Kasjer kradł pieniądze z kasy
Data publikacji 30.11.2009
21 – letni mężczyzna stracił pracę. Pracodawca wykrył w jego kasie manko. Nie to było jednak powodem zwolnienia pana Konrada, ale sposób w jaki odrobił on straty. 21 – latek usłyszał w komendzie przy Myśliborskiej zarzut kradzieży i poddał się dobrowolnie karze.
Kierowniczka stacji paliw na Białołęce pożaliła się dzielnicowym na swojego pracownika. Mając podejrzenie, że ją oszukuje, poprosiła ich o pomoc. Ubrani po cywilnemu policjanci podjęli obserwację mężczyznę, gdy ten stanął na swoim stanowisku pracy. Długo nie musieli czekać. Kasjer sprzedając klientowi towar, nabił kwotę na kasę, wycofał paragon, a pieniądze schował do kieszeni.

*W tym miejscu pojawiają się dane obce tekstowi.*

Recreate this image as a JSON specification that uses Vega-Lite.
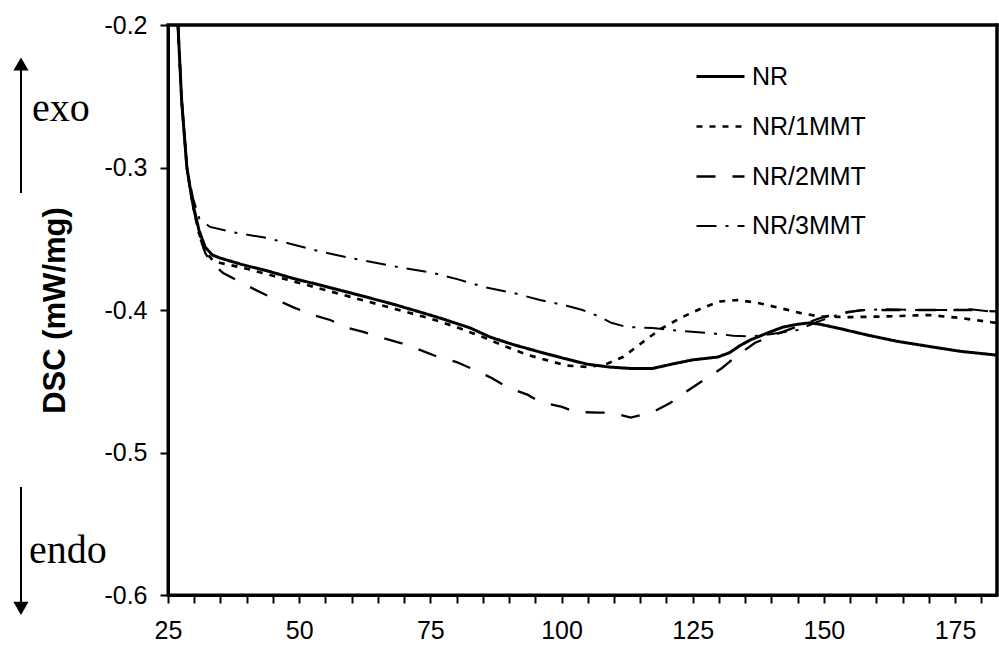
{
  "$schema": "https://vega.github.io/schema/vega-lite/v6.json",
  "width": 829,
  "height": 570,
  "autosize": {"type": "none"},
  "padding": {"left": 168, "top": 25, "right": 2, "bottom": 58},
  "background": "#ffffff",
  "config": {
    "view": {"stroke": "#000", "strokeWidth": 3},
    "axis": {
      "grid": false,
      "domainColor": "#000",
      "domainWidth": 3,
      "tickColor": "#000",
      "tickWidth": 2,
      "tickSize": 8,
      "labelColor": "#000",
      "labelFont": "Liberation Sans",
      "labelFontSize": 25,
      "labelFlush": false,
      "labelOverlap": false,
      "titleColor": "#000"
    },
    "legend": {
      "orient": "none",
      "legendX": 527,
      "legendY": 26,
      "symbolType": "stroke",
      "symbolSize": 2304,
      "symbolStrokeColor": "#000",
      "labelFont": "Liberation Sans",
      "labelFontSize": 25,
      "labelColor": "#000",
      "labelOffset": 6,
      "rowPadding": 11,
      "padding": 0
    }
  },
  "datasets": {
    "frame": [
      {"x": 25, "x2": 183, "y": -0.2, "y2": -0.2},
      {"x": 183, "x2": 183, "y": -0.6, "y2": -0.2}
    ],
    "curves": [
      {"series": "NR", "x": 26.9, "y": -0.2},
      {"series": "NR", "x": 27.6, "y": -0.253},
      {"series": "NR", "x": 28.6, "y": -0.3},
      {"series": "NR", "x": 29.6, "y": -0.323},
      {"series": "NR", "x": 30.9, "y": -0.344},
      {"series": "NR", "x": 32.1, "y": -0.356},
      {"series": "NR", "x": 33.5, "y": -0.3615},
      {"series": "NR", "x": 34.9, "y": -0.3635},
      {"series": "NR", "x": 39, "y": -0.368},
      {"series": "NR", "x": 44.4, "y": -0.373},
      {"series": "NR", "x": 49, "y": -0.378},
      {"series": "NR", "x": 54, "y": -0.3825},
      {"series": "NR", "x": 58.7, "y": -0.387},
      {"series": "NR", "x": 63.5, "y": -0.3916},
      {"series": "NR", "x": 68, "y": -0.396},
      {"series": "NR", "x": 73, "y": -0.4014},
      {"series": "NR", "x": 76.8, "y": -0.4056},
      {"series": "NR", "x": 82.6, "y": -0.4126},
      {"series": "NR", "x": 86.4, "y": -0.419},
      {"series": "NR", "x": 91, "y": -0.4245},
      {"series": "NR", "x": 95.9, "y": -0.4295},
      {"series": "NR", "x": 100.5, "y": -0.434},
      {"series": "NR", "x": 104.9, "y": -0.438},
      {"series": "NR", "x": 109, "y": -0.44},
      {"series": "NR", "x": 113, "y": -0.441},
      {"series": "NR", "x": 117.4, "y": -0.441},
      {"series": "NR", "x": 121, "y": -0.438},
      {"series": "NR", "x": 125, "y": -0.435},
      {"series": "NR", "x": 129.8, "y": -0.433},
      {"series": "NR", "x": 132, "y": -0.43},
      {"series": "NR", "x": 134, "y": -0.425},
      {"series": "NR", "x": 136, "y": -0.421},
      {"series": "NR", "x": 139, "y": -0.4165},
      {"series": "NR", "x": 142.2, "y": -0.412},
      {"series": "NR", "x": 145, "y": -0.41},
      {"series": "NR", "x": 147.4, "y": -0.409},
      {"series": "NR", "x": 149.3, "y": -0.41},
      {"series": "NR", "x": 153, "y": -0.413},
      {"series": "NR", "x": 158.2, "y": -0.4175},
      {"series": "NR", "x": 164, "y": -0.422},
      {"series": "NR", "x": 170.8, "y": -0.426},
      {"series": "NR", "x": 176, "y": -0.429},
      {"series": "NR", "x": 182.8, "y": -0.4316},

      {"series": "NR/1MMT", "x": 26.9, "y": -0.2},
      {"series": "NR/1MMT", "x": 27.6, "y": -0.253},
      {"series": "NR/1MMT", "x": 28.6, "y": -0.3},
      {"series": "NR/1MMT", "x": 29.6, "y": -0.324},
      {"series": "NR/1MMT", "x": 30.9, "y": -0.346},
      {"series": "NR/1MMT", "x": 32.1, "y": -0.359},
      {"series": "NR/1MMT", "x": 33.5, "y": -0.365},
      {"series": "NR/1MMT", "x": 35, "y": -0.367},
      {"series": "NR/1MMT", "x": 40, "y": -0.371},
      {"series": "NR/1MMT", "x": 45, "y": -0.376},
      {"series": "NR/1MMT", "x": 50, "y": -0.381},
      {"series": "NR/1MMT", "x": 55, "y": -0.386},
      {"series": "NR/1MMT", "x": 60, "y": -0.391},
      {"series": "NR/1MMT", "x": 65, "y": -0.396},
      {"series": "NR/1MMT", "x": 70, "y": -0.401},
      {"series": "NR/1MMT", "x": 75, "y": -0.406},
      {"series": "NR/1MMT", "x": 80, "y": -0.412},
      {"series": "NR/1MMT", "x": 85, "y": -0.419},
      {"series": "NR/1MMT", "x": 89.6, "y": -0.426},
      {"series": "NR/1MMT", "x": 93.6, "y": -0.4316},
      {"series": "NR/1MMT", "x": 97, "y": -0.435},
      {"series": "NR/1MMT", "x": 101, "y": -0.439},
      {"series": "NR/1MMT", "x": 105, "y": -0.44},
      {"series": "NR/1MMT", "x": 108.5, "y": -0.438},
      {"series": "NR/1MMT", "x": 111.7, "y": -0.433},
      {"series": "NR/1MMT", "x": 115.5, "y": -0.4225},
      {"series": "NR/1MMT", "x": 119, "y": -0.413},
      {"series": "NR/1MMT", "x": 123, "y": -0.405},
      {"series": "NR/1MMT", "x": 126.8, "y": -0.3986},
      {"series": "NR/1MMT", "x": 130.2, "y": -0.394},
      {"series": "NR/1MMT", "x": 133.6, "y": -0.393},
      {"series": "NR/1MMT", "x": 137.4, "y": -0.395},
      {"series": "NR/1MMT", "x": 141.6, "y": -0.3986},
      {"series": "NR/1MMT", "x": 145.4, "y": -0.402},
      {"series": "NR/1MMT", "x": 149, "y": -0.4045},
      {"series": "NR/1MMT", "x": 155, "y": -0.405},
      {"series": "NR/1MMT", "x": 162, "y": -0.4045},
      {"series": "NR/1MMT", "x": 170, "y": -0.4035},
      {"series": "NR/1MMT", "x": 176, "y": -0.4056},
      {"series": "NR/1MMT", "x": 182.8, "y": -0.409},

      {"series": "NR/2MMT", "x": 26.9, "y": -0.2},
      {"series": "NR/2MMT", "x": 27.6, "y": -0.253},
      {"series": "NR/2MMT", "x": 28.6, "y": -0.3},
      {"series": "NR/2MMT", "x": 29.6, "y": -0.324},
      {"series": "NR/2MMT", "x": 30.9, "y": -0.347},
      {"series": "NR/2MMT", "x": 32.1, "y": -0.36},
      {"series": "NR/2MMT", "x": 33.3, "y": -0.367},
      {"series": "NR/2MMT", "x": 35.5, "y": -0.374},
      {"series": "NR/2MMT", "x": 39.1, "y": -0.381},
      {"series": "NR/2MMT", "x": 42.5, "y": -0.3874},
      {"series": "NR/2MMT", "x": 45.8, "y": -0.393},
      {"series": "NR/2MMT", "x": 48.8, "y": -0.398},
      {"series": "NR/2MMT", "x": 52.6, "y": -0.4035},
      {"series": "NR/2MMT", "x": 55.9, "y": -0.407},
      {"series": "NR/2MMT", "x": 59.3, "y": -0.4126},
      {"series": "NR/2MMT", "x": 62.2, "y": -0.4154},
      {"series": "NR/2MMT", "x": 66, "y": -0.4196},
      {"series": "NR/2MMT", "x": 69.2, "y": -0.423},
      {"series": "NR/2MMT", "x": 73, "y": -0.428},
      {"series": "NR/2MMT", "x": 76.5, "y": -0.433},
      {"series": "NR/2MMT", "x": 80, "y": -0.4365},
      {"series": "NR/2MMT", "x": 82.6, "y": -0.4407},
      {"series": "NR/2MMT", "x": 86.7, "y": -0.4477},
      {"series": "NR/2MMT", "x": 89.6, "y": -0.454},
      {"series": "NR/2MMT", "x": 93.6, "y": -0.4596},
      {"series": "NR/2MMT", "x": 95.9, "y": -0.4646},
      {"series": "NR/2MMT", "x": 100.1, "y": -0.468},
      {"series": "NR/2MMT", "x": 102.6, "y": -0.4716},
      {"series": "NR/2MMT", "x": 107, "y": -0.472},
      {"series": "NR/2MMT", "x": 109.6, "y": -0.472},
      {"series": "NR/2MMT", "x": 113.2, "y": -0.4755},
      {"series": "NR/2MMT", "x": 117.4, "y": -0.4716},
      {"series": "NR/2MMT", "x": 120.7, "y": -0.4653},
      {"series": "NR/2MMT", "x": 123.5, "y": -0.458},
      {"series": "NR/2MMT", "x": 127.7, "y": -0.4477},
      {"series": "NR/2MMT", "x": 130.6, "y": -0.4407},
      {"series": "NR/2MMT", "x": 133.6, "y": -0.4316},
      {"series": "NR/2MMT", "x": 136.9, "y": -0.423},
      {"series": "NR/2MMT", "x": 141.6, "y": -0.416},
      {"series": "NR/2MMT", "x": 145.4, "y": -0.411},
      {"series": "NR/2MMT", "x": 149, "y": -0.406},
      {"series": "NR/2MMT", "x": 153, "y": -0.402},
      {"series": "NR/2MMT", "x": 158, "y": -0.4},
      {"series": "NR/2MMT", "x": 165, "y": -0.4},
      {"series": "NR/2MMT", "x": 172, "y": -0.4},
      {"series": "NR/2MMT", "x": 178, "y": -0.4},
      {"series": "NR/2MMT", "x": 182.8, "y": -0.401},

      {"series": "NR/3MMT", "x": 26.9, "y": -0.2},
      {"series": "NR/3MMT", "x": 27.6, "y": -0.253},
      {"series": "NR/3MMT", "x": 28.6, "y": -0.3},
      {"series": "NR/3MMT", "x": 29.8, "y": -0.322},
      {"series": "NR/3MMT", "x": 31, "y": -0.336},
      {"series": "NR/3MMT", "x": 33, "y": -0.3417},
      {"series": "NR/3MMT", "x": 38.2, "y": -0.346},
      {"series": "NR/3MMT", "x": 43.9, "y": -0.3495},
      {"series": "NR/3MMT", "x": 48.8, "y": -0.354},
      {"series": "NR/3MMT", "x": 54, "y": -0.359},
      {"series": "NR/3MMT", "x": 59.7, "y": -0.3635},
      {"series": "NR/3MMT", "x": 64.8, "y": -0.367},
      {"series": "NR/3MMT", "x": 69.8, "y": -0.3705},
      {"series": "NR/3MMT", "x": 75.5, "y": -0.374},
      {"series": "NR/3MMT", "x": 80.3, "y": -0.3785},
      {"series": "NR/3MMT", "x": 85.4, "y": -0.384},
      {"series": "NR/3MMT", "x": 90.8, "y": -0.388},
      {"series": "NR/3MMT", "x": 95.9, "y": -0.393},
      {"series": "NR/3MMT", "x": 101, "y": -0.397},
      {"series": "NR/3MMT", "x": 104, "y": -0.4},
      {"series": "NR/3MMT", "x": 106.8, "y": -0.404},
      {"series": "NR/3MMT", "x": 109.5, "y": -0.409},
      {"series": "NR/3MMT", "x": 112.5, "y": -0.412},
      {"series": "NR/3MMT", "x": 117.4, "y": -0.4126},
      {"series": "NR/3MMT", "x": 122.6, "y": -0.4147},
      {"series": "NR/3MMT", "x": 127.7, "y": -0.416},
      {"series": "NR/3MMT", "x": 132.7, "y": -0.418},
      {"series": "NR/3MMT", "x": 136, "y": -0.4185},
      {"series": "NR/3MMT", "x": 139, "y": -0.4175},
      {"series": "NR/3MMT", "x": 145, "y": -0.414},
      {"series": "NR/3MMT", "x": 149, "y": -0.408},
      {"series": "NR/3MMT", "x": 153, "y": -0.403},
      {"series": "NR/3MMT", "x": 157, "y": -0.4},
      {"series": "NR/3MMT", "x": 162, "y": -0.3995},
      {"series": "NR/3MMT", "x": 168, "y": -0.4},
      {"series": "NR/3MMT", "x": 174, "y": -0.4},
      {"series": "NR/3MMT", "x": 178, "y": -0.3995},
      {"series": "NR/3MMT", "x": 182.8, "y": -0.4014}
    ],
    "labels": [
      {"x": -0.9, "y": -0.2674, "text": "exo"},
      {"x": -1.5, "y": -0.5775, "text": "endo"}
    ],
    "arrows": [
      {"x": -3.02, "y": -0.3179, "y2": -0.2316},
      {"x": -3.02, "y": -0.5242, "y2": -0.6055}
    ],
    "heads": [
      {"x": -3.02, "y": -0.2274, "dir": "up"},
      {"x": -3.02, "y": -0.6094, "dir": "down"}
    ]
  },
  "encoding": {
    "x": {
      "field": "x",
      "type": "quantitative",
      "scale": {"domain": [25, 183], "nice": false, "zero": false},
      "axis": {
        "title": null,
        "values": [25, 30, 35, 40, 45, 50, 55, 60, 65, 70, 75, 80, 85, 90, 95, 100, 105, 110, 115, 120, 125, 130, 135, 140, 145, 150, 155, 160, 165, 170, 175, 180],
        "labelExpr": "datum.value % 25 == 0 ? format(datum.value, 'd') : ''",
        "labelPadding": 15
      }
    },
    "y": {
      "field": "y",
      "type": "quantitative",
      "scale": {"domain": [-0.6, -0.2], "nice": false, "zero": false},
      "axis": {
        "title": "DSC (mW/mg)",
        "titleFont": "Liberation Sans",
        "titleFontSize": 31,
        "titleFontWeight": "bold",
        "titlePadding": 32,
        "values": [-0.6, -0.5, -0.4, -0.3, -0.2],
        "labelExpr": "'-' + format(abs(datum.value), '.1f')",
        "labelPadding": 13
      }
    }
  },
  "layer": [
    {
      "data": {"name": "frame"},
      "mark": {"type": "rule", "color": "#000", "strokeWidth": 3, "strokeCap": "square"},
      "encoding": {
        "x2": {"field": "x2"},
        "y2": {"field": "y2"}
      }
    },
    {
      "data": {"name": "curves"},
      "mark": {"type": "line", "color": "#000", "clip": true},
      "encoding": {
        "strokeDash": {
          "field": "series",
          "type": "nominal",
          "title": null,
          "scale": {
            "domain": ["NR", "NR/1MMT", "NR/2MMT", "NR/3MMT"],
            "range": [[1, 0], [6, 7], [19, 17], [20, 9, 3, 9]]
          }
        },
        "strokeWidth": {
          "field": "series",
          "type": "nominal",
          "title": null,
          "scale": {
            "domain": ["NR", "NR/1MMT", "NR/2MMT", "NR/3MMT"],
            "range": [3, 2, 2, 2]
          }
        }
      }
    },
    {
      "data": {"name": "labels"},
      "mark": {"type": "text", "font": "Liberation Serif", "fontSize": 40, "align": "left", "baseline": "alphabetic", "color": "#000"},
      "encoding": {"text": {"field": "text"}}
    },
    {
      "data": {"name": "arrows"},
      "mark": {"type": "rule", "color": "#000", "strokeWidth": 2},
      "encoding": {"y2": {"field": "y2"}}
    },
    {
      "data": {"name": "heads"},
      "mark": {"type": "point", "filled": true, "color": "#000", "opacity": 1, "size": 230},
      "encoding": {
        "shape": {
          "field": "dir",
          "type": "nominal",
          "scale": {"domain": ["up", "down"], "range": ["triangle-up", "triangle-down"]},
          "legend": null
        }
      }
    }
  ]
}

Zatrzymany na gorącym uczynku kradzieży 21 – latek powiedział policjantom, że zaczął w ten sposób kraść, po tym jak kierowniczka stwierdziła w jego kasie manko. Odrobił straty. Nie poprzestał jednak na tym i kradł dalej. Tłumaczył się, że potrzebował pieniędzy na wynajem mieszkania. Były już kasjer usłyszał zarzut kradzieży 300 złotych i poddał się dobrowolnie karze, otrzymując pięć miesięcy ograniczenia wolności.